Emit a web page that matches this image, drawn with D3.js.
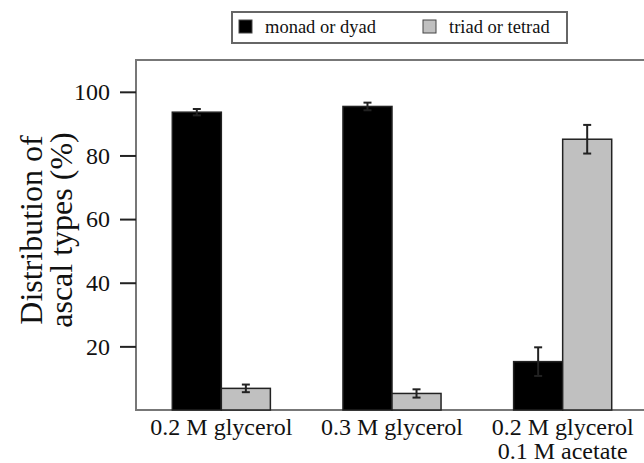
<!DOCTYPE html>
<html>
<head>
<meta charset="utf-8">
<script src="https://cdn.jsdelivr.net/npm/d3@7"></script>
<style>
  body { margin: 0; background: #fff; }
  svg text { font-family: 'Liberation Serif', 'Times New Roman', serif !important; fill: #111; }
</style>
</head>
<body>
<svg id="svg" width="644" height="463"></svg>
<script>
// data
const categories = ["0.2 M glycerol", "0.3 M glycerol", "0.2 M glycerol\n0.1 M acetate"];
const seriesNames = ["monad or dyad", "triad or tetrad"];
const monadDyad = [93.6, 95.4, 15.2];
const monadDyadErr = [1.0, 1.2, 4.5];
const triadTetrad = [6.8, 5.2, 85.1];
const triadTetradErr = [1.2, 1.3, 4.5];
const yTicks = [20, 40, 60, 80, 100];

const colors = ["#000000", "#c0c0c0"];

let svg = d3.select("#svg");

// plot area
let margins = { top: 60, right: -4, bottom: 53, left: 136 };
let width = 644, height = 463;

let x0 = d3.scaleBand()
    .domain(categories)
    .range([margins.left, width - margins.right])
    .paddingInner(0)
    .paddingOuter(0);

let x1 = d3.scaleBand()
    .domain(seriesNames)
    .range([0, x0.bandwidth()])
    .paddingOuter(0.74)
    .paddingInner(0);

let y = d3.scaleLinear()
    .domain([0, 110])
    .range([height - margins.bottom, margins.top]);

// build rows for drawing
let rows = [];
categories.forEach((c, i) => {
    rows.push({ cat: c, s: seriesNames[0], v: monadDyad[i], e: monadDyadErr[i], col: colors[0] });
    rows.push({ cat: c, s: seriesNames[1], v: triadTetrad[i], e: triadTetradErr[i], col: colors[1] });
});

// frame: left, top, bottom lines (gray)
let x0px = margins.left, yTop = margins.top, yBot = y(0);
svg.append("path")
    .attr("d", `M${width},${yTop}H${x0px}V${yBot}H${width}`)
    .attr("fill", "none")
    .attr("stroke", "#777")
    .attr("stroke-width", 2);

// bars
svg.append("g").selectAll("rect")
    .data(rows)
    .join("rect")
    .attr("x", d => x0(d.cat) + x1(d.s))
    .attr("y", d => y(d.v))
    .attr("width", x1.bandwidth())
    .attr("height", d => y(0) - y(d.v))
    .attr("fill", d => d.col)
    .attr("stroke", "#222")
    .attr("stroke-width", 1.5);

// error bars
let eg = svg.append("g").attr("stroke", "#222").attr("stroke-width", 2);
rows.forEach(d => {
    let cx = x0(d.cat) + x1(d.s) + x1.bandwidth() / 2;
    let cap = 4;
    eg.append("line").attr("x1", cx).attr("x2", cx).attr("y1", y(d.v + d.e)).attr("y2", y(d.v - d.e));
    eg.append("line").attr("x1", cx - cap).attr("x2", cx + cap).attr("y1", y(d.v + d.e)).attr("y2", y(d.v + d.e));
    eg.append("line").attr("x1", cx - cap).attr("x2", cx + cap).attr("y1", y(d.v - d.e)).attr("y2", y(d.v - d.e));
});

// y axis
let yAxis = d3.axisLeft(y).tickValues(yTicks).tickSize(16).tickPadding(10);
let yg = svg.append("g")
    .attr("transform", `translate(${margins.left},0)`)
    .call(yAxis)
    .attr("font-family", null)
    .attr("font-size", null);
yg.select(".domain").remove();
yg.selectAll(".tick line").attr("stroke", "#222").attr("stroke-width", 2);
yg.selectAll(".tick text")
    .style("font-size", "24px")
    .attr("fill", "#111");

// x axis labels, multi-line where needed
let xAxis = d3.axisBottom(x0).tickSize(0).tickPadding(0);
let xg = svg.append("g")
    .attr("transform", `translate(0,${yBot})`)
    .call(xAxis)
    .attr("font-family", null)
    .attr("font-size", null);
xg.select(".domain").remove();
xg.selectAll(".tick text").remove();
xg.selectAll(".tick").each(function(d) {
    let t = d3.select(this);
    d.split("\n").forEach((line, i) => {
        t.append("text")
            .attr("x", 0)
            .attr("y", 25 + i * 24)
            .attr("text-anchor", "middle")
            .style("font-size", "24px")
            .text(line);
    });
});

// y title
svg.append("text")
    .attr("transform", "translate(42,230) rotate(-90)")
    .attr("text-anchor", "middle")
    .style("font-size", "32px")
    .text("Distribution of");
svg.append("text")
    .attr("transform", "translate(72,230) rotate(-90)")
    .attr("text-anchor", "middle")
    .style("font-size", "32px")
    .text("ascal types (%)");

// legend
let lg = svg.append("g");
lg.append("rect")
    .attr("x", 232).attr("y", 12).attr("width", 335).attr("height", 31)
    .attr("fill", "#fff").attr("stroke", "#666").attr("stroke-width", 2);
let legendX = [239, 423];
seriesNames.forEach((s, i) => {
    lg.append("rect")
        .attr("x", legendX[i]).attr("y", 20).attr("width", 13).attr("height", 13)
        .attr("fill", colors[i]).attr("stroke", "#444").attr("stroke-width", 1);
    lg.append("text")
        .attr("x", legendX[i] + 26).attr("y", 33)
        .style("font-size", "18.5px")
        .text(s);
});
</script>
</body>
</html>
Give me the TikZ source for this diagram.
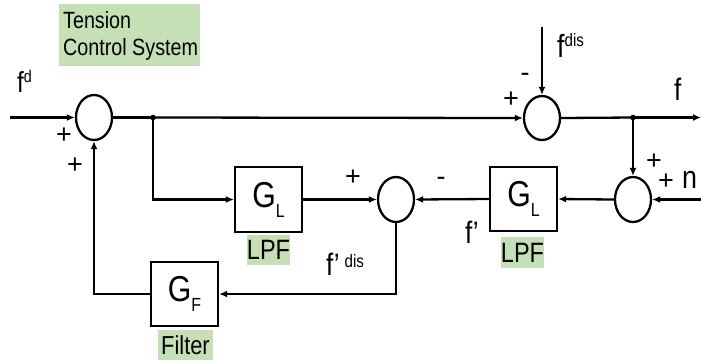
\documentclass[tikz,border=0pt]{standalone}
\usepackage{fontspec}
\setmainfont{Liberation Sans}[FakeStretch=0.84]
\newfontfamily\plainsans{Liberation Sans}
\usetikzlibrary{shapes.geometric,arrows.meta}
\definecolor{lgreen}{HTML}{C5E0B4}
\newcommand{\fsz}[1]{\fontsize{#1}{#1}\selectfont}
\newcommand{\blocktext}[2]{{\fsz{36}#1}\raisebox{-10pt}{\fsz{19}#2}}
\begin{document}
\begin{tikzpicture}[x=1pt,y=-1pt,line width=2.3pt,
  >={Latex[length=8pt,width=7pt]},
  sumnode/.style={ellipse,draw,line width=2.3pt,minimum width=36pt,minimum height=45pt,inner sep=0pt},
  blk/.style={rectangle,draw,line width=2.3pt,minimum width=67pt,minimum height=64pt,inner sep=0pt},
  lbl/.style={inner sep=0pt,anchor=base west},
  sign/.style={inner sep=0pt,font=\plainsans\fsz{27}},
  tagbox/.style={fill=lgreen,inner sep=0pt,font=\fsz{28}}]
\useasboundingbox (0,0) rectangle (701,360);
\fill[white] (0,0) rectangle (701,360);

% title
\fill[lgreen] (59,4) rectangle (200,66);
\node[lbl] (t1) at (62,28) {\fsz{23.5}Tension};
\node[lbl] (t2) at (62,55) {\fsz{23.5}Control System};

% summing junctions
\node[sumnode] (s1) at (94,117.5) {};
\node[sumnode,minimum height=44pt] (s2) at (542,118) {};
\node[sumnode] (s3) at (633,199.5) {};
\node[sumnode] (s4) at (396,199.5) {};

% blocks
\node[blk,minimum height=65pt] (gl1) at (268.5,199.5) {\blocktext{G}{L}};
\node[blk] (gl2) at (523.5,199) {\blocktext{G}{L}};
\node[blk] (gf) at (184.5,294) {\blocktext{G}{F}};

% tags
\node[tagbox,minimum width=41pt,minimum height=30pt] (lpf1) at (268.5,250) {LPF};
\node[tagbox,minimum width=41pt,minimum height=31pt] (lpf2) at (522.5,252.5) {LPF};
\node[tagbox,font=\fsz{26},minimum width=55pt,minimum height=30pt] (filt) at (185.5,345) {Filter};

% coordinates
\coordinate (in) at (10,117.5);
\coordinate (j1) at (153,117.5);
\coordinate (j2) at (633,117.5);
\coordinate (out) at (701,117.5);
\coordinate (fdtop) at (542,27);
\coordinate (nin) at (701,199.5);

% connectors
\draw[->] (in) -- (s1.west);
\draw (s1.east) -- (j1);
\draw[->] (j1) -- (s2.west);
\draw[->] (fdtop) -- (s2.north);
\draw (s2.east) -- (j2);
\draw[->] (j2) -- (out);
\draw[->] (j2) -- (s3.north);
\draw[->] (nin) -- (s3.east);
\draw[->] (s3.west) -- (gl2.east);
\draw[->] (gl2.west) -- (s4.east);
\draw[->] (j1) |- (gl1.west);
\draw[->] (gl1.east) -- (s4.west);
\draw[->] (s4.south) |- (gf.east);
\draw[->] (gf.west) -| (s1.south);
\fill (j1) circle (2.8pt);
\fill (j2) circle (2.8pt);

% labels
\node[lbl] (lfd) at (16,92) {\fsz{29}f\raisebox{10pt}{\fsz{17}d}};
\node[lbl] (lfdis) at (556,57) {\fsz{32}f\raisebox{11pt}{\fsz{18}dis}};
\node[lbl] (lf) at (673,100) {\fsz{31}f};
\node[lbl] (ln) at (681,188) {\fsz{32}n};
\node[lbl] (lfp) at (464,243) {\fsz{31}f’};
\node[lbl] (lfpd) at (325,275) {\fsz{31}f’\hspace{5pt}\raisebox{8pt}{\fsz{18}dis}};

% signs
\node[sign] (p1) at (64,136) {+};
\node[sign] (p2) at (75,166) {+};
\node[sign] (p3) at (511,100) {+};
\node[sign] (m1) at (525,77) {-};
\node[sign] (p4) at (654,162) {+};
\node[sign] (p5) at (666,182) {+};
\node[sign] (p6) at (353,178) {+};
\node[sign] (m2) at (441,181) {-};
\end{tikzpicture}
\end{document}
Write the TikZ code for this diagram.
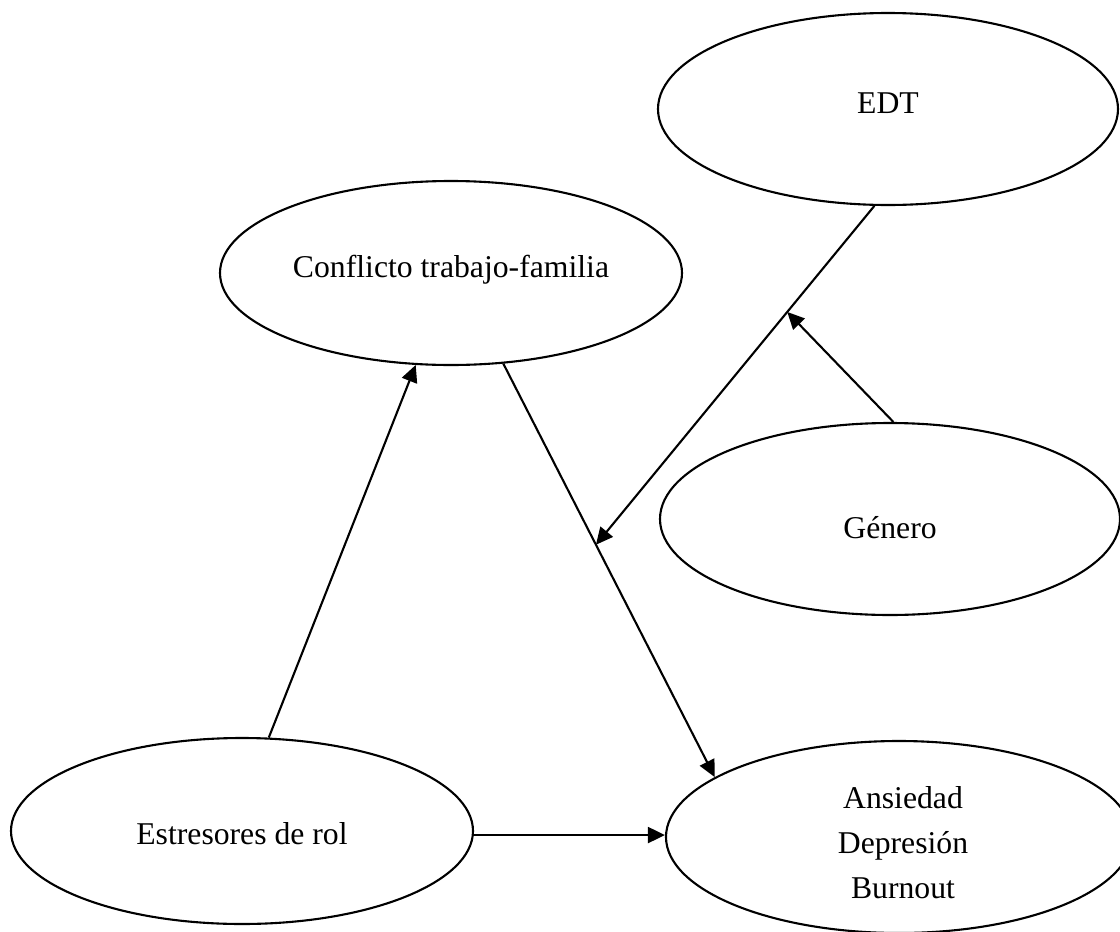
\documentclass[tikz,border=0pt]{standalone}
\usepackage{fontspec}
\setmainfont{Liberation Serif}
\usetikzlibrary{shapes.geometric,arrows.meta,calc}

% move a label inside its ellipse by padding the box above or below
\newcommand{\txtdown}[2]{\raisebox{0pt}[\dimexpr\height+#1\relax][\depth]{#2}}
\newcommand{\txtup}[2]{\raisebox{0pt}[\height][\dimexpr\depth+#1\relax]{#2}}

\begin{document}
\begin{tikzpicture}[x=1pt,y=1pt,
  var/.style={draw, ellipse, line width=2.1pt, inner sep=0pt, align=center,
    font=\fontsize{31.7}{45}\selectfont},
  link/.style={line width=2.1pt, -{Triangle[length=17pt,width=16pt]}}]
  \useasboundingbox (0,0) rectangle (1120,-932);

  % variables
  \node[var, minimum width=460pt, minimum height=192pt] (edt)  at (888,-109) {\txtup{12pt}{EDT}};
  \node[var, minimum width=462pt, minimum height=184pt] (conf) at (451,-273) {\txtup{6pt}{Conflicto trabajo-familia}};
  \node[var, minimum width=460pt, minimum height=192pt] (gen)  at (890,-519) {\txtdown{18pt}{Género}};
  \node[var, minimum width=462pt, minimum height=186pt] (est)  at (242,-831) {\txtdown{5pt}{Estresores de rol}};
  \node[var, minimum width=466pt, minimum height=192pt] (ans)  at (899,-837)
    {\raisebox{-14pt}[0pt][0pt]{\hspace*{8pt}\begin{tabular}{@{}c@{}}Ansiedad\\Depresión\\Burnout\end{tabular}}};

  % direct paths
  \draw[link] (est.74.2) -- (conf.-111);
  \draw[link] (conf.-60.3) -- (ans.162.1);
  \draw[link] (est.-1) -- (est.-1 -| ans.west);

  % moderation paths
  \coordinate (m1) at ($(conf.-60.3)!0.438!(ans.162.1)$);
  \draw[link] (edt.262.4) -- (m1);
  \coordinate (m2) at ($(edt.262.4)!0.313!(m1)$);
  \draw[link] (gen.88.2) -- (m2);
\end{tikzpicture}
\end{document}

+ + + +

• _EXERCISE DESCRIPTION_
Restate the material word for word from its first line through the line containing "- margins.bottom, margins.top]);", both included; the pictures do not belong in it.

• _RESULT_
Emit a web page that matches this image, drawn with D3.js.
<!DOCTYPE html>
<html>
<head>
<meta charset="utf-8">
<script src="https://cdn.jsdelivr.net/npm/d3@7"></script>
<style>
  body { margin: 0; background: #fff; }
  svg text { font-family: 'Liberation Serif', 'Times New Roman', serif !important; fill: #111; }
</style>
</head>
<body>
<svg id="svg" width="644" height="463"></svg>
<script>
// data
const categories = ["0.2 M glycerol", "0.3 M glycerol", "0.2 M glycerol\n0.1 M acetate"];
const seriesNames = ["monad or dyad", "triad or tetrad"];
const monadDyad = [93.6, 95.4, 15.2];
const monadDyadErr = [1.0, 1.2, 4.5];
const triadTetrad = [6.8, 5.2, 85.1];
const triadTetradErr = [1.2, 1.3, 4.5];
const yTicks = [20, 40, 60, 80, 100];

const colors = ["#000000", "#c0c0c0"];

let svg = d3.select("#svg");

// plot area
let margins = { top: 60, right: -4, bottom: 53, left: 136 };
let width = 644, height = 463;

let x0 = d3.scaleBand()
    .domain(categories)
    .range([margins.left, width - margins.right])
    .paddingInner(0)
    .paddingOuter(0);

let x1 = d3.scaleBand()
    .domain(seriesNames)
    .range([0, x0.bandwidth()])
    .paddingOuter(0.74)
    .paddingInner(0);

let y = d3.scaleLinear()
    .domain([0, 110])
    .range([height - margins.bottom, margins.top]);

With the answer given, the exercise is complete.